The VHP’s righteous indignation at the Election Commission’s direction to the Gujarat government to disallow the proposed Vijay Yatra is plainly bizarre. It is a religious, not political, organisation, its leading lights protest.
And the EC has no business to ban a ‘religious yatra’. Big brother BJP chimes in with its support on cue, invoking the people’s democratic right and liberty to speak and to reach the people. Any restraint is not a positive thing, pronounces the BJP president, paving the way for the VHP’s defiance of the EC order.
These protestations ring false for several reasons. For one, the VHP is no benign religious-cultural organisation. Its leadership regularly spews venom against the country’s minorities, contributing to the vicious communal polarisation that led to the Gujarat conflagration. It has targeted the leader of the country’s main Opposition party in the most vile terms; and demanded the dismantling of the PMO.
The ‘Vijay Yatra’ that the EC has now ruled out was a clearly political initiative — from Godhra to Akshardham, on the eve of crucial elections in Gujarat, picking up the campaign of hate from where Narendra Modi had to leave it, having been subdued by the model code of conduct.
Only the most naive or the hopelessly uninitiated in Indian politics will believe that the VHP does not have politics, sectarian politics, on its mind.
As for the EC’s jurisdiction, it is surely the most restrictive reading of its powers that will ask it to close its eyes to everything other than the activities of organisations that are formally registered as political parties. It is the EC’s onerous responsibility to conduct free and fair polls and it is well within its rights to take serious note of the activities of an organisation that threatens to pose hurdles in that task.

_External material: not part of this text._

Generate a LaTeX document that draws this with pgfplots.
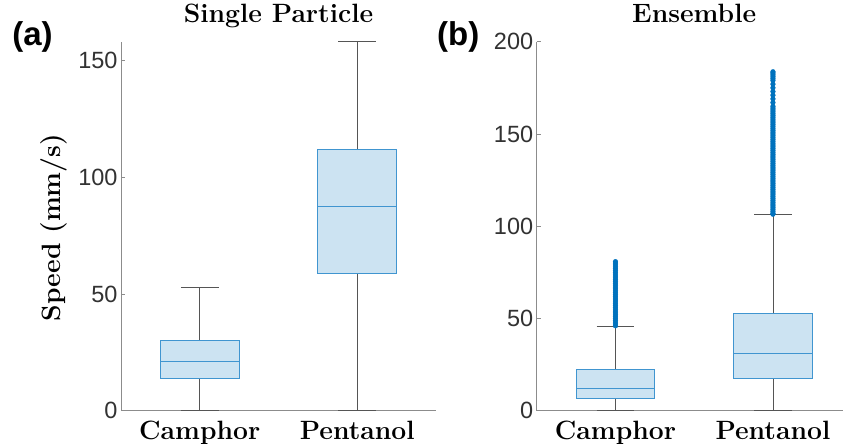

There have been enough forewarnings, and then some, that the VHP poses such a threat in Gujarat in the run up to the December 12 elections. Its leaders have carried on with their inflammatory rhetoric, endangering the hesitant calm that set in after the carnage. It is not entirely coincidental that communal violence still continues to rear its head in Gujarat.
The EC issued its directive after its full three-member team returned from a tour of the state, and after deliberating upon a report sent by the state administration that ‘unequivocally’ warned that a law and order problem could arise because of the VHP’s yatra. In the last instance, as the party in government at the Centre, the onus is on the BJP to ensure that the VHP respects the EC’s order.
By supporting the VHP’s recalcitrance, as it has, the BJP has put itself squarely in the line of fire, should anything go awry in the forthcoming elections in Gujarat.